I also want to point out that, at least for me, PEA Soup itself played much the same positive role. Many of you helped boost my confidence (in general, while often shaking it with respect to particular views) when I was a grad student. I thank you for that.
Of course, those of you who know me know that I was probably less timid than average as a grad student, anyway. So, I also want to encourage grad students who are more timid to comment when they have something to say. (If nothing else, the public nature of this forum probably means you’re more likely to receive a genial response, since everyone will know if you’re ignored or mistreated!)
A note regarding something similar to what Steve Finlay and John Turri reported as grad students, but this from the perspective of a junior faculty member teaching at a low-prestige teaching-intensive institution. I understand that faculty at high-prestige research-intensive institutions are busy in ways I don’t fully grasp, just as I’m busy in ways they don’t fully grasp. So I am very careful about sending comments, questions, requests to referee, drafts of my own work engaging theirs, etc., to such people. I’m sorry to say, though, that when I have sent such things to such people, I have been almost universally disappointed with non-responses. I have not been similarly disappointed when writing to people at institutions more like mine.

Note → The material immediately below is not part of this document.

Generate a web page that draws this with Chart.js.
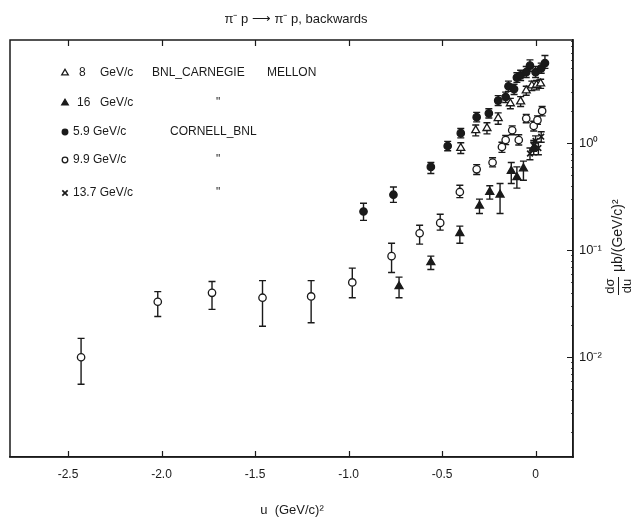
<!DOCTYPE html>
<html>
<head>
<meta charset="utf-8">
<script src="https://cdn.jsdelivr.net/npm/chart.js@4.4.0/dist/chart.umd.min.js"></script>
<style>
  html, body { margin: 0; padding: 0; background: #fff; }
  #wrap { position: relative; width: 637px; height: 524px; }
</style>
</head>
<body>
<div id="wrap"><canvas id="c" width="637" height="524"></canvas></div>
<script>
// axes
const xTicks = [-2.5, -2.0, -1.5, -1.0, -0.5, 0];
const xTickLabels = ['-2.5', '-2.0', '-1.5', '-1.0', '-0.5', '0'];
const yTicks = [0.01, 0.1, 1];
const yTickLabels = ['10⁻²', '10⁻¹', '10⁰'];

// 8 GeV/c  BNL-Carnegie Mellon (open triangles)
const u8   = [-0.40, -0.32, -0.26, -0.20, -0.135, -0.08, -0.05, -0.02, 0.005, 0.027];
const s8   = [0.90, 1.32, 1.38, 1.71, 2.35, 2.45, 3.1, 3.45, 3.5, 3.6];
const lo8  = [0.80, 1.17, 1.22, 1.50, 2.10, 2.20, 2.8, 3.1, 3.15, 3.25];
const hi8  = [1.01, 1.48, 1.55, 1.92, 2.62, 2.72, 3.4, 3.8, 3.85, 3.95];

// 16 GeV/c  BNL-Carnegie Mellon (filled triangles)
const u16  = [-0.73, -0.56, -0.405, -0.30, -0.245, -0.19, -0.13, -0.10, -0.065, -0.01];
const s16  = [0.046, 0.077, 0.144, 0.26, 0.35, 0.33, 0.55, 0.48, 0.58, 0.90];
const lo16 = [0.036, 0.066, 0.116, 0.22, 0.30, 0.22, 0.42, 0.38, 0.45, 0.78];
const hi16 = [0.056, 0.088, 0.168, 0.30, 0.40, 0.42, 0.66, 0.60, 0.68, 1.02];

// 5.9 GeV/c  Cornell-BNL (filled circles)
const u59  = [-0.92, -0.76, -0.56, -0.47, -0.40, -0.315, -0.25, -0.20, -0.16, -0.145, -0.115, -0.10, -0.08, -0.05, -0.03, 0.0, 0.03, 0.05];
const s59  = [0.23, 0.33, 0.60, 0.94, 1.24, 1.75, 1.9, 2.5, 2.7, 3.4, 3.2, 4.1, 4.3, 4.6, 5.3, 4.6, 5.0, 5.6];
const lo59 = [0.19, 0.28, 0.52, 0.85, 1.12, 1.58, 1.72, 2.25, 2.4, 3.05, 2.85, 3.7, 3.85, 4.1, 4.7, 4.1, 4.5, 5.0];
const hi59 = [0.275, 0.39, 0.66, 1.04, 1.37, 1.94, 2.1, 2.78, 3.0, 3.8, 3.55, 4.55, 4.8, 5.2, 6.0, 5.2, 5.6, 6.6];

// 9.9 GeV/c  Cornell-BNL (open circles)
const u99  = [-2.43, -2.02, -1.73, -1.46, -1.20, -0.98, -0.77, -0.62, -0.51, -0.405, -0.315, -0.23, -0.18, -0.16, -0.125, -0.09, -0.05, -0.01, 0.01, 0.035];
const s99  = [0.0100, 0.033, 0.040, 0.036, 0.037, 0.050, 0.088, 0.144, 0.18, 0.35, 0.57, 0.66, 0.92, 1.07, 1.32, 1.07, 1.7, 1.45, 1.64, 2.0];
const lo99 = [0.0056, 0.024, 0.028, 0.0195, 0.021, 0.036, 0.062, 0.114, 0.154, 0.31, 0.51, 0.60, 0.82, 0.97, 1.2, 0.96, 1.55, 1.3, 1.5, 1.8];
const hi99 = [0.015, 0.041, 0.051, 0.052, 0.052, 0.068, 0.116, 0.171, 0.217, 0.405, 0.63, 0.73, 1.02, 1.18, 1.45, 1.2, 1.85, 1.6, 1.8, 2.2];

// 13.7 GeV/c  Cornell-BNL (crosses)
const u137  = [-0.03, -0.01, 0.0, 0.015, 0.03];
const s137  = [0.80, 0.95, 1.05, 0.90, 1.15];
const lo137 = [0.70, 0.84, 0.93, 0.78, 1.02];
const hi137 = [0.90, 1.06, 1.17, 1.02, 1.28];

const INK = '#1a1a1a';
const FONT = '"Liberation Sans", Arial, sans-serif';

function pts(u, s, lo, hi) {
  return u.map((x, i) => ({ x: x, y: s[i], lo: lo[i], hi: hi[i] }));
}

function series(label, data, style, fill, r) {
  return {
    label: label,
    data: data,
    pointStyle: style,
    pointRadius: r,
    pointHoverRadius: r,
    backgroundColor: fill,
    borderColor: INK,
    borderWidth: style === 'crossRot' ? 1.7 : 1.3,
    showLine: false
  };
}

const datasets = [
  series('8 GeV/c', pts(u8, s8, lo8, hi8), 'triangle', '#fff', 4.6),
  series('16 GeV/c', pts(u16, s16, lo16, hi16), 'triangle', INK, 4.6),
  series('5.9 GeV/c', pts(u59, s59, lo59, hi59), 'circle', INK, 3.7),
  series('9.9 GeV/c', pts(u99, s99, lo99, hi99), 'circle', '#fff', 3.7),
  series('13.7 GeV/c', pts(u137, s137, lo137, hi137), 'crossRot', INK, 4)
];

// vertical error bars with caps, drawn under the markers
const errorBars = {
  id: 'errorBars',
  beforeDatasetsDraw(chart) {
    const ctx = chart.ctx, x = chart.scales.x, y = chart.scales.y;
    ctx.save();
    ctx.strokeStyle = INK;
    ctx.lineWidth = 1.4;
    chart.data.datasets.forEach(ds => {
      ds.data.forEach(p => {
        const px = x.getPixelForValue(p.x);
        const y1 = y.getPixelForValue(p.lo), y2 = y.getPixelForValue(p.hi);
        ctx.beginPath();
        ctx.moveTo(px, y1); ctx.lineTo(px, y2);
        ctx.moveTo(px - 3.5, y1); ctx.lineTo(px + 3.5, y1);
        ctx.moveTo(px - 3.5, y2); ctx.lineTo(px + 3.5, y2);
        ctx.stroke();
      });
    });
    ctx.restore();
  }
};

// frame, inward ticks, titles and the hand-lettered legend
const decor = {
  id: 'decor',
  afterDraw(chart) {
    const ctx = chart.ctx, a = chart.chartArea;
    const x = chart.scales.x, y = chart.scales.y;
    ctx.save();
    ctx.strokeStyle = INK;
    ctx.lineWidth = 1.5;
    ctx.strokeRect(a.left, a.top, a.right - a.left, a.bottom - a.top);

    ctx.lineWidth = 1.2;
    ctx.beginPath();
    xTicks.forEach(v => {
      const px = Math.round(x.getPixelForValue(v)) + 0.5;
      ctx.moveTo(px, a.bottom); ctx.lineTo(px, a.bottom - 6);
      ctx.moveTo(px, a.top); ctx.lineTo(px, a.top + 6);
    });
    yTicks.forEach(v => {
      const py = Math.round(y.getPixelForValue(v)) + 0.5;
      ctx.moveTo(a.right, py); ctx.lineTo(a.right - 6, py);
    });
    ctx.stroke();
    ctx.lineWidth = 0.8;
    ctx.beginPath();
    for (let d = -3; d <= 0; d++) {
      for (let m = 2; m <= 9; m++) {
        const v = m * Math.pow(10, d);
        if (v < y.min || v > y.max) continue;
        const py = Math.round(y.getPixelForValue(v)) + 0.5;
        ctx.moveTo(a.right, py); ctx.lineTo(a.right - 2, py);
      }
    }
    ctx.stroke();

    ctx.fillStyle = INK;
    ctx.textBaseline = 'middle';

    // title
    ctx.font = '13px ' + FONT;
    ctx.textAlign = 'center';
    ctx.fillText('π⁻ p ⟶ π⁻ p, backwards', 296, 19);

    // x axis title
    ctx.font = '13px ' + FONT;
    ctx.fillText('u  (GeV/c)²', 292, 510);

    // y axis title, rotated on the right
    ctx.save();
    ctx.translate(618, 240);
    ctx.rotate(-Math.PI / 2);
    ctx.font = '13px ' + FONT;
    ctx.textAlign = 'center';
    ctx.fillText('dσ', -46, -8);
    ctx.fillText('du', -46, 9);
    ctx.lineWidth = 1;
    ctx.beginPath();
    ctx.moveTo(-55, 0.5); ctx.lineTo(-37, 0.5);
    ctx.stroke();
    ctx.textAlign = 'left';
    ctx.font = '14px ' + FONT;
    ctx.fillText('μb/(GeV/c)²', -32, 0);
    ctx.restore();

    // legend
    const rows = [
      { ds: 0, y: 73, mom: '8', momX: 79, unitX: 100, labs: [['BNL_CARNEGIE', 152], ['MELLON', 267]] },
      { ds: 1, y: 103, mom: '16', momX: 77, unitX: 100, labs: [['"', 216]] },
      { ds: 2, y: 132, mom: '5.9 GeV/c', momX: 73, unitX: null, labs: [['CORNELL_BNL', 170]] },
      { ds: 3, y: 160, mom: '9.9 GeV/c', momX: 73, unitX: null, labs: [['"', 216]] },
      { ds: 4, y: 193, mom: '13.7 GeV/c', momX: 73, unitX: null, labs: [['"', 216]] }
    ];
    ctx.font = '12px ' + FONT;
    ctx.textAlign = 'left';
    rows.forEach(r => {
      const ds = chart.data.datasets[r.ds];
      ctx.fillStyle = ds.backgroundColor;
      ctx.strokeStyle = INK;
      ctx.lineWidth = ds.borderWidth;
      Chart.helpers.drawPoint(ctx, {
        pointStyle: ds.pointStyle,
        radius: ds.pointStyle === 'circle' ? 2.8 : 3.8,
        rotation: 0,
        borderWidth: ds.borderWidth
      }, 65, r.y);
      ctx.fillStyle = INK;
      ctx.fillText(r.mom, r.momX, r.y);
      if (r.unitX) ctx.fillText('GeV/c', r.unitX, r.y);
      r.labs.forEach(l => ctx.fillText(l[0], l[1], r.y));
    });
    ctx.restore();
  }
};

new Chart(document.getElementById('c'), {
  type: 'scatter',
  data: { datasets: datasets },
  options: {
    responsive: false,
    animation: false,
    events: [],
    layout: { padding: { left: 10, top: 40, right: 0, bottom: 0 } },
    plugins: {
      legend: { display: false },
      tooltip: { enabled: false },
      title: { display: false }
    },
    scales: {
      x: {
        type: 'linear',
        position: 'bottom',
        min: -2.81,
        max: 0.2,
        afterBuildTicks: s => { s.ticks = xTicks.map(v => ({ value: v })); },
        afterFit: s => { s.height = 67; },
        grid: { display: true, drawOnChartArea: false, drawTicks: false },
        border: { display: true, color: INK, width: 1.5 },
        ticks: {
          padding: 10,
          color: INK,
          font: { family: FONT, size: 12 },
          callback: (v, i) => xTickLabels[i]
        }
      },
      y: {
        type: 'logarithmic',
        position: 'right',
        min: 0.00117,
        max: 9.2,
        afterBuildTicks: s => { s.ticks = yTicks.map(v => ({ value: v, major: true })); },
        afterFit: s => { s.width = 64; },
        grid: { display: true, drawOnChartArea: false, drawTicks: false },
        border: { display: true, color: INK, width: 1.5 },
        ticks: {
          padding: 6,
          color: INK,
          font: { family: FONT, size: 13 },
          callback: (v, i) => yTickLabels[i]
        }
      }
    }
  },
  plugins: [errorBars, decor]
});
</script>
</body>
</html>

I have decent reason to believe that the things I write in such correspondence is not incomprehensible rubbish (based on my publication record, citation record, and top-5 Leiter Ph.D.). Even if it were, I would think that a minimum standard of decency would require a very brief reply simply thanking me for my paper or comment whatever (or declining the invitation to referee), with no further comment required by minimum decency. My experience reinforces the perception of a sort of class bias that is sometimes alleged to exist based on institutional affiliation.
I think David Faraci’s point is insightful: forums like this have opened up new possibilities for mentoring and professionalization.
Junior Faculty Member,
I spent my first four years in a similar context, so I can definitely feel where you’re coming from on this.